Ratings57
Average rating4
Last year I reviewed one of the most atmospheric books I had ever read—Silver in the Wood by Emily Tesh. It was whimsical, verdant, and dark. When I think about it a year later, I still get the mental picture of a deep lustrous forest with secrets to keep. Silver in the Wood was the first book in the Greenhollow Duology. The second, Drowned Country, is as good as the first one, although the tone is slightly different.
Drowned Country brings us many of the characters from the first story, specifically of the two male leads of Tobias and Silver. Where Silver in the Wood was very much Tobias's story to tell, Drowned Country is Silvers. It has been two years since the first novel has taken place. While in the first story, the setting of the deep dark woods was a character as much as Tobias was. Now in Drowned Forest, the temperament of the story has changed too much more character-driven.
Silver has a difficult time finding his footing as the new wild man of the forest. He is sulky, petulant, and bored. Tobias has taken to working with Silver's mother, the aging monster hunter Adela Silver. Adela asks Silver to come to help her with her newest monster problem. There is a 900-year-old vampire afoot and a missing ingenue that needs rescuing. Silver is bored and wants to get back some of the excitement that he had when he was not the wild man. Thus starts their adventure. Things certainly do not pan out as we think they will.
Most of the story is the tension between Silver and Tobias. There is a certain charm between the two of them, a lightness that comes off easily and is a testament to how good Tesh's writing is. Their relationship had an effortless quality to it. I spent much of the book wishing they would work things out. The background story of elves and Maud is less important than their relationship. It is what they were doing at the time, but it is not all-encompassing.

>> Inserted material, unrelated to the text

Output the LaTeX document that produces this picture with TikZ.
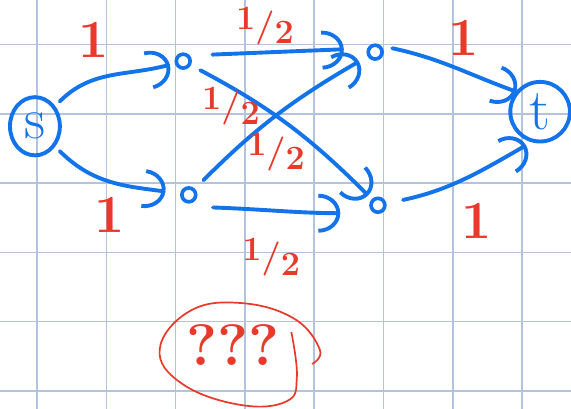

The small detractor I found with this novel is that I wished it was longer, and the plot felt more important. I wanted it fleshed out. It had some pretty vague points that lost me as a reader. And, because of its vagueness, it lost some of the atmospheric quality. I couldn't picture it as well as her first book, Silver in the Wood.
In the end, Tesh did a great job with this book. It is a fine ending or beginning depending on how you look at it to this Duology. I loved the romance between the two of them; there is a slow burn quality to it that is almost steamy. This book gave me some warm fuzzies.
I am sad that the series is over, but in many ways, the journey of Silver and Tobias is just beginning.